For organizations engaged in public affairs and advocacy, this context matters. Any policy conversation, regardless of its primary focus, is now being interpreted through an affordability lens. Issues that are not explicitly about the cost of living are still being evaluated on whether they add pressure, provide relief, or feel disconnected from the financial reality many households are navigating.

What Canadians mean when they talk about affordability

Canadians are not speaking in abstractions when they talk about the cost of living. They are responding to very specific pressures.

The most widely cited concern is grocery prices, selected by 81% of Canadians. This concern rises sharply with age, from 61% among those aged 18 to 29 to 93% among those aged 60 and over. Food prices are the most universal and emotionally resonant cost because they are unavoidable and visible every week.

Housing costs, including rent, mortgage payments, and home prices, are the second most cited concern at 50% overall. Here the generational divide is clearer. Six in ten Canadians under 30 cite housing as a major pressure, compared with fewer than four in ten among those aged 60 and over.

Other costs matter, but to a lesser degree. Utility bills, household goods, healthcare expenses, transportation, insurance, and debt payments all register. Among younger Canadians, education expenses stand out more, while healthcare costs rise in importance among older Canadians.

While affordability is a shared concern, what people mean by affordability varies by life stage. Messages that treat the cost of living as a single problem risk missing the specific pressure points that different audiences feel most acutely.

Who prioritizes the cost of living most

The rising cost of living is identified as a top priority across regions, but it is especially pronounced in Atlantic Canada and Ontario.
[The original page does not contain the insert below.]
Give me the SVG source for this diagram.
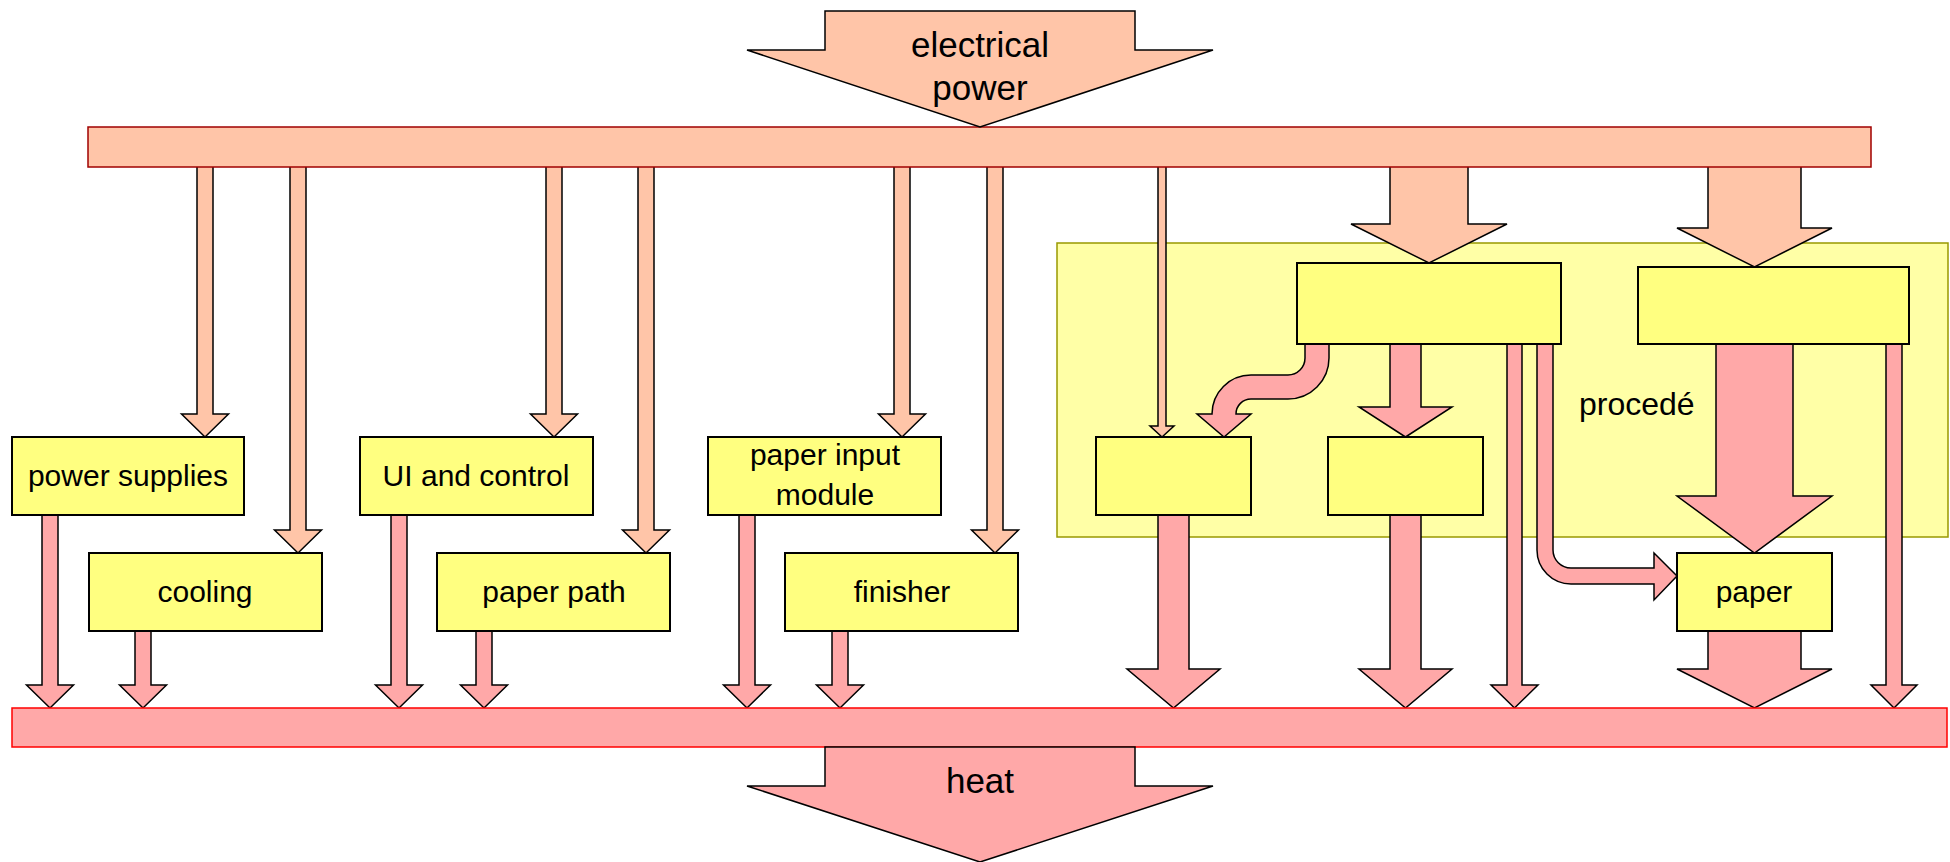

In every region, however, it ranks first.

Age differences are modest in incidence but meaningful in interpretation. Majorities in every age group say affordability should be among the federal government’s top priorities. Younger Canadians are more likely to pair it with housing affordability, while older Canadians are more likely to link it with healthcare and Canada’s relationship with the United States.
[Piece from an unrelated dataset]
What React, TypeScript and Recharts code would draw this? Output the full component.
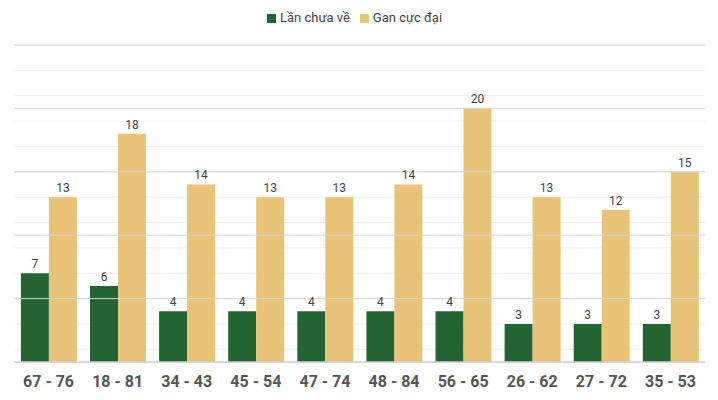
import { Bar, BarChart, CartesianGrid, LabelList, Legend, ReferenceLine, XAxis, YAxis } from "recharts";

const pairs = ["67 - 76", "18 - 81", "34 - 43", "45 - 54", "47 - 74", "48 - 84", "56 - 65", "26 - 62", "27 - 72", "35 - 53"];
const lanChuaVe = [7, 6, 4, 4, 4, 4, 4, 3, 3, 3];
const ganCucDai = [13, 18, 14, 13, 13, 14, 20, 13, 12, 15];
const minorTicks = [0, 1, 2, 3, 4, 5, 6, 7, 8, 9, 10, 11, 12, 13, 14, 15, 16, 17, 18, 19, 20, 21, 22, 23, 24, 25];
const majorTicks = [0, 5, 10, 15, 20, 25];

const data = pairs.map((p, i) => ({ pair: p, chua: lanChuaVe[i], gan: ganCucDai[i] }));

const GREEN = "#246332";
const GOLD = "#E8C378";

export default function App() {
  return (
    <div style={{ margin: -8, fontFamily: "Roboto, sans-serif" }}>
      <BarChart
        width={718}
        height={400}
        data={data}
        margin={{ top: 30, right: 13, left: 14, bottom: 0 }}
        barGap={0}
        barCategoryGap="10%"
      >
        <CartesianGrid vertical={false} stroke="#eeeeee" />
        <XAxis
          dataKey="pair"
          axisLine={{ stroke: "#cccccc" }}
          tickLine={false}
          height={38}
          tickMargin={8}
          tick={{ fill: "#555555", fontSize: 16, fontWeight: "bold" }}
        />
        <YAxis hide domain={[0, 25]} ticks={minorTicks} />
        {majorTicks.map((t) => (
          <ReferenceLine key={t} y={t} stroke="#d4d4d4" />
        ))}
        <Legend
          verticalAlign="top"
          align="center"
          iconType="square"
          iconSize={9}
          itemSorter="dataKey"
          wrapperStyle={{ fontSize: 13, top: 10 }}
          formatter={(v) => <span style={{ color: "#444" }}>{v}</span>}
        />
        <Bar dataKey="chua" name="Lần chưa về" fill={GREEN} isAnimationActive={false}>
          <LabelList dataKey="chua" position="top" fill="#444" fontSize={12} />
        </Bar>
        <Bar dataKey="gan" name="Gan cực đại" fill={GOLD} isAnimationActive={false}>
          <LabelList dataKey="gan" position="top" fill="#444" fontSize={12} />
        </Bar>
      </BarChart>
    </div>
  );
}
Gender differences also emerge. Women are more likely than men to cite the rising cost of living as a top priority and more likely to associate it with housing and healthcare. Men are somewhat more likely to connect affordability to economic growth, jobs, and government spending.

The political impact is real, but not yet decisive

The political consequences of affordability concerns are visible, but they are not yet fully crystallized.

Among Canadians who say the cost of living is a top issue for them, vote intention favours the Conservatives at 44%, with the Liberals at 38% and the NDP at 8%.

Government approval also shifts. Among those who prioritize the cost of living, 41% approve of the government’s performance, 20% are neutral, and 39% disapprove. Among everyone else, approval rises to 57%, with disapproval falling to 28%.

The same pattern appears in impressions of Prime Minister Mark Carney. Among those who prioritize the cost of living, his net impression is narrowly positive at +2, with 40% positive and 38% negative. Among everyone else, his net impression rises sharply to +20, with 52% positive and 30% negative.

These gaps matter. They show that affordability concerns are associated with weaker approval and softer personal ratings. At the same time, they also show that the issue has not yet become a defining political liability for the Carney government.

Why affordability has not yet broken through politically

There are several reasons why the cost of living, despite its intensity, has not yet fully translated into a political breaking point.

Many Canadians see affordability as structural and global rather than the result of a single government’s decisions. That tempers blame, even as frustration remains high.

The Carney government has taken some steps to demonstrate it is sympathetic about the issue. It eliminated the carbon price, cut income taxes, made the national school food program permanent, and launched automatic tax filing for lower income Canadians to ensure they can access government benefits.

Affordability is also competing with other anxieties rather than crowding them out. Trump, trade, healthcare, and global instability are layered on top of cost pressures, creating a complex agenda rather than a singular referendum that may be uniquely Canadian.

Why the next few months matter

Timing may shift the dynamics.

The holiday season is now upon us, a period when spending increases even for households under strain. That will be followed by January, when credit card bills arrive, savings feel thinner, and the post-holiday financial squeeze sets in.

This seasonal pattern has the potential to intensify affordability concerns in the first few months of the new year. For governments, institutions, and advocacy organizations alike, this is a moment when empathy, tone, and relevance will matter more than ambition or abstraction.

Implications beyond electoral politics

The findings also carry clear implications for associations, corporations, and non-profits shaping advocacy agendas.

Affordability has become a credibility test. Audiences are filtering messages through their own financial stress, and proposals that do not clearly connect to household impact risk being dismissed as out of touch.

For business and industry groups, arguments about growth, competitiveness, or innovation will resonate only if they are explicitly linked to stability, predictability, and cost relief for consumers or workers. I wrote about connecting the macro to the micro this summer.

For non-profits and civil society organizations, public support for social investment, climate action, and equity remains, but it is increasingly conditional. Canadians want to understand how these priorities fit into an already strained financial landscape.

Across sectors, effective advocacy in the coming year will require acknowledging the pressure people are under, demonstrating how solutions reduce risk rather than add to it, and being honest about trade-offs.

For now, the cost of living remains a warning light rather than a red light for the Carney government. But the intensity of feeling, combined with seasonal pressures and fragile household finances, means the issue is unlikely to fade quietly into the background.

Methodology

The survey was conducted with 1,500 Canadians from December 5 to 9, 2025. A random sample of panelists were invited to complete the survey from a set of partner panels based on the Lucid exchange platform. These partners are typically double opt-in survey panels, blended to manage out potential skews in the data from a single source.

The margin of error for a comparable probability-based random sample of the same size is +/- 1.53%, 19 times out of 20.

The data were weighted according to census data to ensure that the sample matched Canada’s population according to age, gender, and region. Totals may not add up to 100 due to rounding.